In München wird am Ufer der Isar die Leiche eines Mannes aufgefunden. Sebastian Reitmeyer, Kommissär bei der Münchner Kripo, wird mit der Leitung der Ermittlungen beauftragt. Bald geschehen weitere Morde. Die Spuren führen zum Leibregiment des Königs und ins Homosexuellenmilieu, einer Konstellation, die eigentlich undenkbar ist. Das Militär ist unantastbar, so dass der Polizei bald von höchster Stelle nahegelegt wird, die Ermittlungen einzustellen. Doch Reitmeyer hält sich nicht an die Order …
Der Autorin Angelika Felenda ist es sehr gut gelungen, den geschichtlichen Hintergrund darzustellen und den Zeitgeist vor einhundert Jahren einzufangen. Gute Recherchen lassen die Mordmotive glaubhaft erscheinen, nichts ist überkonstruiert. Das Land steht vor dem Abgrund des 1. Weltkrieges, die Macht liegt beim Militär, es herrscht Standesdünkel und Obrigkeitsdenken, die Bevölkerung leidet unter Armut, die Polizei fährt mit dem Fahrrad zum Tatort und die Kriminaltechnik steckt noch in den Kinderschuhen.
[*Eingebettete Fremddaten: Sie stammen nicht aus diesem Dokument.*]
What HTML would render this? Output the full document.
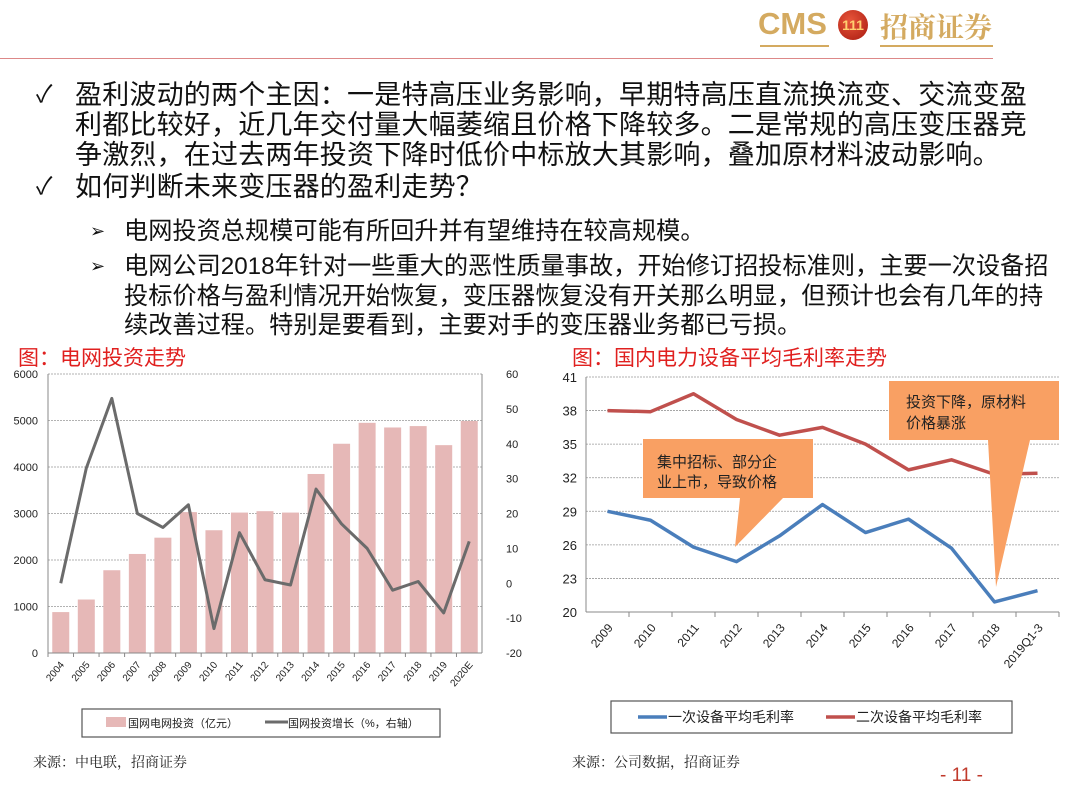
<!DOCTYPE html>
<html><head><meta charset="utf-8">
<style>
body{margin:0;width:1080px;height:794px;background:#fff;position:relative;overflow:hidden;font-family:"Liberation Sans","Noto Sans CJK SC",sans-serif;}
.abs{position:absolute;white-space:nowrap;}
.main{font-size:27px;color:#111;line-height:30px;letter-spacing:0.2px;}
.sub{font-size:24.2px;color:#111;line-height:29.5px;}
.red{color:#e0201f;font-size:21px;}
.src{font-size:14px;color:#222;font-family:"Liberation Serif","Noto Serif CJK SC",serif;}
</style></head><body>
<div class="abs" style="left:758px;top:4px;height:44px;">
 <span style="font-size:31px;font-weight:bold;color:#d4aa60;position:absolute;left:0;top:2px;">CMS</span>
 <span style="position:absolute;left:80px;top:6px;width:30px;height:30px;border-radius:50%;background:radial-gradient(circle at 40% 35%,#e8553a,#a81a10);color:#ffd070;font-size:14px;font-weight:bold;text-align:center;line-height:30px;">111</span>
 <span style="font-size:28px;font-weight:bold;color:#d4aa60;position:absolute;left:122px;top:2px;font-family:'Noto Serif CJK SC',serif;">招商证券</span>
 <div style="position:absolute;left:2px;top:41px;width:69px;height:2px;background:#d4aa60"></div>
 <div style="position:absolute;left:122px;top:41px;width:113px;height:2px;background:#d4aa60"></div>
</div>
<div class="abs" style="left:0;top:58px;width:993px;height:1px;background:#d88"></div>

<div class="abs main" style="left:36px;top:80px;font-size:24px;">✓</div>
<div class="abs main" style="left:75px;top:80px;">盈利波动的两个主因：一是特高压业务影响，早期特高压直流换流变、交流变盈<br>利都比较好，近几年交付量大幅萎缩且价格下降较多。二是常规的高压变压器竞<br>争激烈，在过去两年投资下降时低价中标放大其影响，叠加原材料波动影响。</div>
<div class="abs main" style="left:36px;top:172px;font-size:24px;">✓</div>
<div class="abs main" style="left:75px;top:172px;">如何判断未来变压器的盈利走势？</div>
<div class="abs sub" style="left:90px;top:217px;font-size:18px;">➢</div>
<div class="abs sub" style="left:124px;top:217px;">电网投资总规模可能有所回升并有望维持在较高规模。</div>
<div class="abs sub" style="left:90px;top:252px;font-size:18px;">➢</div>
<div class="abs sub" style="left:124px;top:252px;">电网公司2018年针对一些重大的恶性质量事故，开始修订招投标准则，主要一次设备招<br>投标价格与盈利情况开始恢复，变压器恢复没有开关那么明显，但预计也会有几年的持<br>续改善过程。特别是要看到，主要对手的变压器业务都已亏损。</div>

<div class="abs red" style="left:18px;top:342px;">图：电网投资走势</div>
<div class="abs red" style="left:572px;top:342px;">图：国内电力设备平均毛利率走势</div>

<svg class="abs" style="left:0;top:0" width="1080" height="794" id="charts"></svg>

<div class="abs src" style="left:33px;top:752px;">来源：中电联，招商证券</div>
<div class="abs src" style="left:572px;top:752px;">来源：公司数据，招商证券</div>
<div class="abs" style="left:940px;top:765px;font-size:19px;color:#c0392b;">- 11 -</div>

<script>
const years=["2004","2005","2006","2007","2008","2009","2010","2011","2012","2013","2014","2015","2016","2017","2018","2019","2020E"];
const invest=[880,1150,1780,2130,2480,3030,2640,3020,3050,3020,3850,4500,4950,4850,4880,4470,4990];
const growth=[0,33,53,20,16,22.5,-13,14.5,1,-0.5,27,17,10,-2,0.5,-8.5,12];
const leftTicks=[0,1000,2000,3000,4000,5000,6000];
const rightTicks=[-20,-10,0,10,20,30,40,50,60];
const cats2=["2009","2010","2011","2012","2013","2014","2015","2016","2017","2018","2019Q1-3"];
const primary=[29.0,28.2,25.8,24.5,26.8,29.6,27.1,28.3,25.7,20.9,21.9];
const secondary=[38.0,37.9,39.5,37.2,35.8,36.5,35.0,32.7,33.6,32.3,32.4];
const marginTicks=[20,23,26,29,32,35,38,41];

const svg=document.getElementById('charts');
const NS='http://www.w3.org/2000/svg';
function mk(tag,attrs,parent){const e=document.createElementNS(NS,tag);for(const k in attrs)e.setAttribute(k,attrs[k]);(parent||svg).appendChild(e);return e;}
function txt(x,y,s,attrs){const t=mk('text',Object.assign({x:x,y:y,'font-size':11,fill:'#222','font-family':'Liberation Sans, Noto Sans CJK SC, sans-serif'},attrs||{}));t.textContent=s;return t;}

// ---- Left chart
const L={x0:48,x1:482,y0:653,y1:374};
const ly=v=>L.y0-(v-0)/6000*(L.y0-L.y1);
const ry=v=>L.y0-(v+20)/80*(L.y0-L.y1);
const bw=(L.x1-L.x0)/years.length;
const lx=i=>L.x0+bw*(i+0.5);
leftTicks.forEach(t=>{
 if(t>0){const g=mk('line',{x1:L.x0,x2:L.x1,y1:ly(t),y2:ly(t),stroke:'#999','stroke-dasharray':'2,1','stroke-width':0.8});}
 const lb=txt(38,ly(t)+4,String(t),{'text-anchor':'end'});
 
});
rightTicks.forEach(t=>{
 const lb=txt(506,ry(t)+4,String(t),{'text-anchor':'start'});
 
});
invest.forEach((v,i)=>{
 const r=mk('rect',{x:lx(i)-8.5,y:ly(v),width:17,height:L.y0-ly(v),fill:'#e6b8b7'});
 
});
mk('line',{x1:L.x0,x2:L.x0,y1:L.y1,y2:L.y0,stroke:'#888'});
mk('line',{x1:L.x1,x2:L.x1,y1:L.y1,y2:L.y0,stroke:'#888'});
mk('line',{x1:L.x0,x2:L.x1,y1:L.y0,y2:L.y0,stroke:'#888'});
years.forEach((y,i)=>{
 mk('line',{x1:L.x0+bw*i,x2:L.x0+bw*i,y1:L.y0,y2:L.y0+4,stroke:'#888'});
 const t=txt(lx(i)+4,L.y0+12,y,{'text-anchor':'end','font-size':10,transform:`rotate(-50 ${lx(i)+4} ${L.y0+12})`});
 
});
const gl=mk('polyline',{points:growth.map((v,i)=>lx(i)+','+ry(v)).join(' '),fill:'none',stroke:'#6b6b6b','stroke-width':3,'stroke-linejoin':'round'});

const leg1=mk('rect',{x:82,y:709,width:358,height:28,fill:'#fff',stroke:'#555','stroke-width':1.2});

mk('rect',{x:106,y:717,width:20,height:10,fill:'#e6b8b7'});
txt(128,727,'国网电网投资（亿元）',{'font-size':11});
mk('line',{x1:265,x2:288,y1:722,y2:722,stroke:'#6b6b6b','stroke-width':3});
txt(288,727,'国网投资增长（%，右轴）',{'font-size':11});

// ---- Right chart
const R={x0:586,x1:1059,y0:612,y1:377};
const my=v=>R.y0-(v-20)/21*(R.y0-R.y1);
const cw=(R.x1-R.x0)/cats2.length;
const mx=i=>R.x0+cw*(i+0.5);
marginTicks.forEach(t=>{
 if(t>20){const g=mk('line',{x1:R.x0,x2:R.x1,y1:my(t),y2:my(t),stroke:'#999','stroke-dasharray':'2,1','stroke-width':0.8});}
 const lb=txt(577,my(t)+5,String(t),{'text-anchor':'end','font-size':13});
 
});
mk('line',{x1:R.x0,x2:R.x0,y1:R.y1,y2:R.y0,stroke:'#888'});
mk('line',{x1:R.x0,x2:R.x1,y1:R.y0,y2:R.y0,stroke:'#888'});
cats2.forEach((c,i)=>{
 mk('line',{x1:R.x0+cw*(i+1),x2:R.x0+cw*(i+1),y1:R.y0,y2:R.y0+5,stroke:'#888'});
 const t=txt(mx(i)+6,R.y0+16,c,{'text-anchor':'end','font-size':12,transform:`rotate(-50 ${mx(i)+6} ${R.y0+16})`});
 
});
const rl=mk('polyline',{points:secondary.map((v,i)=>mx(i)+','+my(v)).join(' '),fill:'none',stroke:'#c0504d','stroke-width':3.5,'stroke-linejoin':'round'});

const bl=mk('polyline',{points:primary.map((v,i)=>mx(i)+','+my(v)).join(' '),fill:'none',stroke:'#4a7ebb','stroke-width':3.5,'stroke-linejoin':'round'});

// callouts
const c1=mk('path',{d:'M643,439 H813 V498 H783 L735,547 L740,498 H643 Z',fill:'#f9a063'});

txt(657,467,'集中招标、部分企',{'font-size':15,fill:'#222'});
txt(657,487,'业上市，导致价格',{'font-size':15,fill:'#222'});
const c2=mk('path',{d:'M889,381 H1059 V440 H1030 L996,587 L988,440 H889 Z',fill:'#f9a063'});

txt(906,407,'投资下降，原材料',{'font-size':15,fill:'#222'});
txt(906,428,'价格暴涨',{'font-size':15,fill:'#222'});
const leg2=mk('rect',{x:611,y:701,width:401,height:32,fill:'#fff',stroke:'#555','stroke-width':1.2});

mk('line',{x1:638,x2:667,y1:717,y2:717,stroke:'#4a7ebb','stroke-width':3.5});
txt(668,722,'一次设备平均毛利率',{'font-size':14});
mk('line',{x1:826,x2:855,y1:717,y2:717,stroke:'#c0504d','stroke-width':3.5});
txt(856,722,'二次设备平均毛利率',{'font-size':14});
</script>
</body></html>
Der Schreibstil ist klar, flüssig und gut verständlich der damaligen Zeit angepasst. Regelmäßig eingefügte Tagebucheinträge, Zeitungsnotizen und Mitteilungen lockern die Handlung auf und bieten dem Leser eine zusätzliche Sichtweise. Die Protagonisten sollten, im Hinblick auf eine Fortsetzung, noch besser ausgearbeitet werden. Reitmeyer ist seltsam langweilig, blass und ohne Struktur, seine Empfindungen kann man nicht fühlen und nachvollziehen. Auch die anderen Charaktere wirken auf mich nur oberflächlich, verschwommen und nicht greifbar. Einzig der Polizeischüler Korbinian Rattler ist sehr vielschichtig, zeigt Konturen und hat Ecken und Kanten.
Fazit: Eine durchaus interessante Mischung aus Zeitgeschichte und Kriminalfall, logisch und gut konstruiert, die beim Lesen jedoch ein gewisses Maß an Aufmerksamkeit fordert. Leider lassen sich die Hintergründe der Morde schon sehr früh erahnen, so dass ein Knalleffekt ausbleibt.